« J’ai toujours cru au destin. Pour elle, j’ai été le premier. Et elle m’a dit, bien après, que j’étais resté le seul. Je ne lui avais rien caché de ma vie en France. De mon triste mariage. De mes drôles d’enfants. Avec elle, le présent devenait un temps précieux, inestimable ».
L’officier de fortune est le roman du destin d’un militaire engagé sur tous les fronts de l’ancien Empire français. Il est au Maroc, au Tonquin, en Indochine et en Algérie, on le suit, au cœur de ses missions et de son engagement dans la France Libre, il ne perdra pas de temps à soutenir le Général. C’est une guerre totale où il se donne sans compter. Il ne compte d’ailleurs jamais, il agit, c’est un homme de l’action permanente, au verbe vif et aux décisions sans appel.
Tout va très vite dans ce roman aux phrases vives et brèves, au style racé. Ce roman est celui d’un destin français, d’un destin de mari, de père et d’amoureux. L’officier raconte sa vie qui défile comme les images d’un travelling que filme une caméra embarquée dans une voiture qui roule à vive allure. L’officier de fortune fait corps avec son histoire, avec l’Histoire, avec ses combats, ses principes, ses certitudes, la perte d’une très jeune fille, mais aussi le silence de ses enfants, ses fidélités, ses infidélités guerrières, et sa passion absolue, inestimable : Jeanne, aimée, perdue de vue, puis retrouvée, quand les armes se sont tues.
L’officier de fortune est le roman de l’amour retrouvé et du fils entrevu, le roman d’une tristesse qui tend la peau de l’officier, comme un coup de soleil trop violent. Un roman hommage au père invisible, roman de la réconciliation avec un père absent, un père perdu et un officier retrouvé.
« J’ai essuyé bien des coups de feu pendant ma vie militaire. Ça a bardé pas mal fois. Je m’en suis sorti indemne, sans imaginer une seconde en rendre grâce à Dieu, ni à ses saints. J’aurais dû. Mais à chaque fois, le danger passé, je me sentais un peu plus fort, victorieux de je ne sais quoi, invincible ».

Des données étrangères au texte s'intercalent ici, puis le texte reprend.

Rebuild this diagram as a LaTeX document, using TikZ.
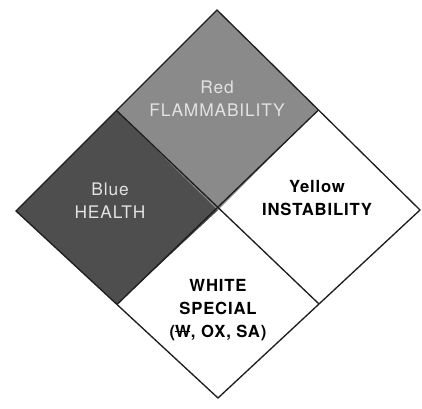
\documentclass[tikz,border=0pt]{standalone}
\usepackage{fontspec}
\setmainfont{TeX Gyre Heros}[LetterSpace=5]
\usetikzlibrary{calc}
\definecolor{redgray}{HTML}{8A8A8A}
\definecolor{bluegray}{HTML}{4E4E4E}
\definecolor{paletext}{HTML}{E2E2E2}
\definecolor{edgegray}{HTML}{1E1E1E}
\tikzset{
  quadrant/.style={draw=edgegray,line width=1pt,line join=miter},
  pale label/.style={align=center,text=paletext,font=\fontsize{13}{17.2}\selectfont},
  dark label/.style={align=center,text=black,font=\bfseries\fontsize{12.5}{17.2}\selectfont}
}
\newcommand{\strokeW}{\makebox[0pt][l]{\rule[0.33em]{0.9em}{0.08em}}W}

\begin{document}
\begin{tikzpicture}[x=0.75pt,y=-0.75pt]
  \useasboundingbox (0,0) rectangle (422,409);
  \coordinate (top) at (217,10);
  \coordinate (left) at (16,211);
  \coordinate (right) at (420,210);
  \coordinate (bottom) at (218,398);
  \coordinate (tl) at ($(top)!0.5!(left)$);
  \coordinate (tr) at ($(top)!0.5!(right)$);
  \coordinate (bl) at ($(bottom)!0.5!(left)$);
  \coordinate (br) at ($(bottom)!0.5!(right)$);
  \coordinate (c) at ($(left)!0.5!(right)$);
  \fill[redgray] (top)--(tr)--(c)--(tl)--cycle;
  \fill[bluegray] (tl)--(c)--(bl)--(left)--cycle;
  \fill[white] (tr)--(right)--(br)--(c)--cycle;
  \fill[white] (c)--(br)--(bottom)--(bl)--cycle;
  \draw[quadrant] (top)--(right)--(bottom)--(left)--cycle;
  \draw[quadrant] (tl)--(br);
  \draw[quadrant] (tr)--(bl);
  \node[pale label] (flam) at (217,99) {Red\\FLAMMABILITY};
  \node[pale label] (health) at (110,201) {Blue\\HEALTH};
  \node[dark label] (instab) at (317,198) {Yellow\\INSTABILITY};
  \node[dark label] (special) at (218,310) {WHITE\\SPECIAL\\(\strokeW, OX, SA)};
\end{tikzpicture}
\end{document}
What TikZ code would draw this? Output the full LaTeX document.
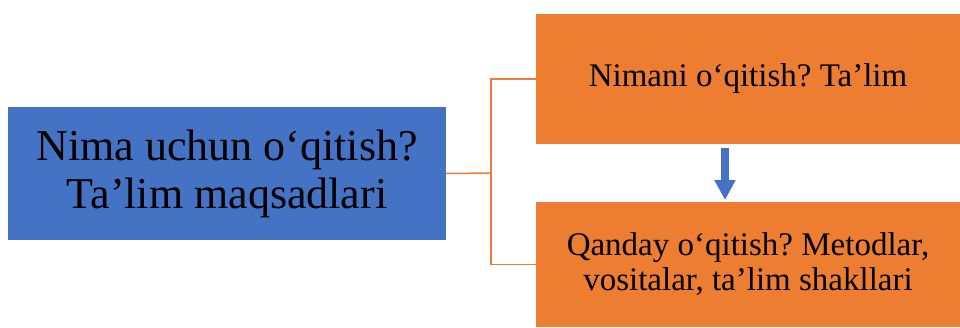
\documentclass[tikz,border=0pt]{standalone}
\usepackage{fontspec}
\setmainfont{Liberation Serif}
\frenchspacing
\usetikzlibrary{arrows.meta}
\definecolor{bblue}{HTML}{4472C4}
\definecolor{borange}{HTML}{ED7D31}
\tikzset{
  box/.style={draw=none, inner sep=0pt, align=center, text=black},
  link/.style={draw=borange, line width=1.5pt},
}
\begin{document}
\begin{tikzpicture}[x=1pt,y=1pt]
\useasboundingbox (0,0) rectangle (960,327);
\node[box, fill=bblue, minimum width=438pt, minimum height=133pt,
      font=\fontsize{44}{48}\selectfont] (goal) at (227,153.5)
  {Nima uchun o‘qitish?\\Ta’lim maqsadlari};
\node[box, fill=borange, minimum width=424pt, minimum height=130pt,
      font=\fontsize{33}{35}\selectfont] (what) at (748,248)
  {Nimani o‘qitish? Ta’lim};
\node[box, fill=borange, minimum width=424pt, minimum height=125pt,
      font=\fontsize{33}{35}\selectfont] (how) at (748,62.5)
  {Qanday o‘qitish? Metodlar,\\vositalar, ta’lim shakllari};
\coordinate (j) at (491,154);
\draw[link] (goal.east) -- (j);
\draw[link] (what.west) -| (j) |- (how.west);
\coordinate (a1) at (725,179);
\coordinate (a2) at (725,127);
\draw[draw=bblue, line width=8pt, -{Triangle[width=20pt,length=20pt]}] (a1) -- (a2);
\end{tikzpicture}
\end{document}
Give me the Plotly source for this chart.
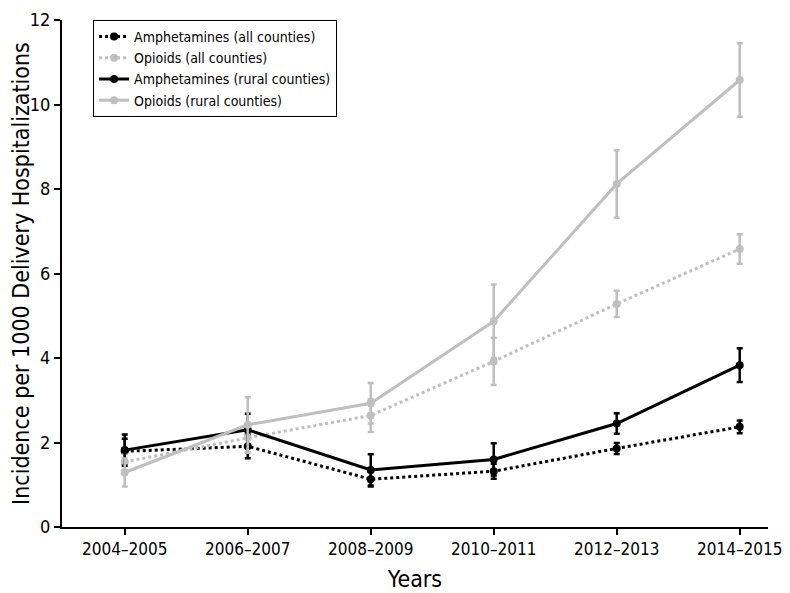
import plotly.graph_objects as go

years = ["2004–2005", "2006–2007", "2008–2009", "2010–2011", "2012–2013", "2014–2015"]

amph_all = [1.79, 1.91, 1.13, 1.32, 1.86, 2.37]
amph_all_err = [0.30, 0.28, 0.17, 0.18, 0.13, 0.15]
opi_all = [1.54, 2.11, 2.64, 3.92, 5.28, 6.58]
opi_all_err = [0.20, 0.35, 0.39, 0.56, 0.31, 0.35]
amph_rural = [1.82, 2.30, 1.35, 1.60, 2.45, 3.83]
amph_rural_err = [0.37, 0.38, 0.37, 0.38, 0.24, 0.40]
opi_rural = [1.29, 2.42, 2.93, 4.87, 8.12, 10.58]
opi_rural_err = [0.33, 0.65, 0.48, 0.87, 0.80, 0.87]

BLACK = "#000000"
GREY = "#bfbfbf"
FONT = "DejaVu Sans Condensed, Roboto, sans-serif"

series = [
    ("Amphetamines (all counties)", amph_all, amph_all_err, BLACK, "dot"),
    ("Opioids (all counties)", opi_all, opi_all_err, GREY, "dot"),
    ("Amphetamines (rural counties)", amph_rural, amph_rural_err, BLACK, "solid"),
    ("Opioids (rural counties)", opi_rural, opi_rural_err, GREY, "solid"),
]

fig = go.Figure()
x_idx = list(range(len(years)))
for name, vals, err, col, dash in series:
    fig.add_trace(go.Scatter(
        x=x_idx, y=vals, name=name, mode="lines+markers",
        line=dict(color=col, width=3, dash=dash),
        marker=dict(color=col, size=8),
        error_y=dict(type="data", array=err, visible=True, color=col, thickness=2.5, width=3),
    ))

fig.update_layout(
    width=782, height=585,
    margin=dict(l=54, r=22, t=12, b=66),
    plot_bgcolor="white", paper_bgcolor="white",
    font=dict(family=FONT, color="black", size=16),
    showlegend=True,
    legend=dict(x=0.044, y=1.0, xanchor="left", yanchor="top",
                bordercolor="black", borderwidth=1, bgcolor="white",
                font=dict(size=14), tracegroupgap=0),
    xaxis=dict(
        range=[-0.51, 5.23], tickmode="array", tickvals=x_idx, ticktext=years,
        showline=True, linecolor="black", linewidth=2, ticks="outside",
        ticklen=6, tickwidth=2, tickcolor="black", showgrid=False, zeroline=False,
        title=dict(text="Years", font=dict(size=23), standoff=12),
        tickfont=dict(size=17), automargin=False, ticklabeloverflow="allow",
    ),
    yaxis=dict(
        range=[0, 12], tickvals=[0, 2, 4, 6, 8, 10, 12],
        showline=True, linecolor="black", linewidth=2, ticks="outside",
        ticklen=6, tickwidth=2, tickcolor="black", showgrid=False, zeroline=False,
        title=dict(text="Incidence per 1000 Delivery Hospitalizations", font=dict(size=23), standoff=7),
        tickfont=dict(size=18), automargin=False, ticklabeloverflow="allow",
    ),
)

fig.write_html("out.html")
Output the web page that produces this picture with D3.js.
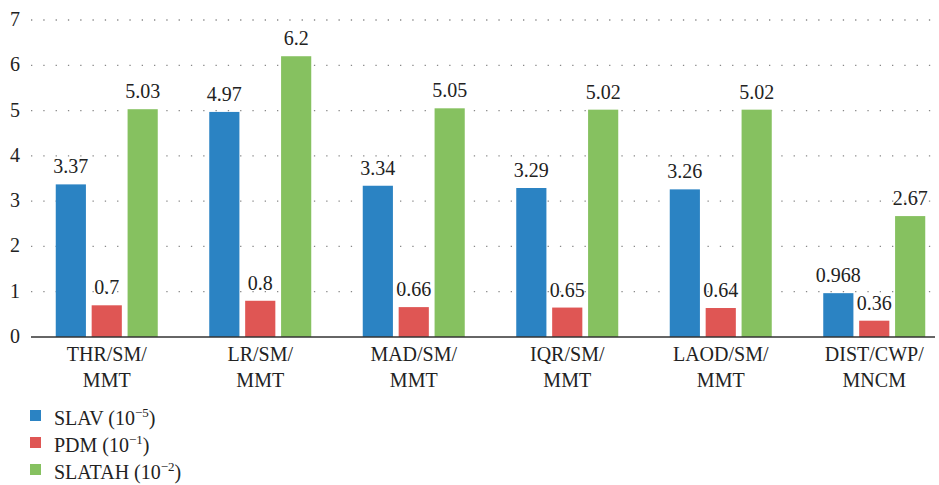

L’officier de fortune est un roman bref, comme on le dit d’une vie, un roman ciselé, admirable de force et de nerfs à vif. Un roman portrait d’un insaisissable militaire, qui passait d’une colonie à l’autre, sans rêve de gloire, mais habité de certitudes patriotes. Un roman tendu, comme l’était la vie de l’officier, avec ses blessures anciennes, ses deuils qui parfois resurgissent, ses remords, et ses offrandes à la vie qui vient et qui le comble. Un admirable hommage littéraire à un homme hors-normes, hors système, qui n’en fait qu’à sa tête, et qu’avec l’idée qu’il se fait de la défense des intérêts de son pays, la France.
Xavier Houssin cultive l’art de faire fondre ses phrases, pour n’en garder que le muscle premier, les nerfs, les tendons. Son roman est juste, car jamais il ne juge, persuadé que son héros a toujours eu ses raisons, les raisons de la fortune, tel un gentilhomme. L’officier de fortune est un hommage à un père en fuite permanente, sur les théâtres où parle la poudre, un militaire peu bavard, comme le fut son propre père, rattrapé par son passé, par sa vie amoureuse, et son fils, qui deviendra écrivain, pour dire et écrire ce que son père n’a pu lui murmurer. L’officier peut dormir tranquille, son fils veille admirablement sur sa mémoire.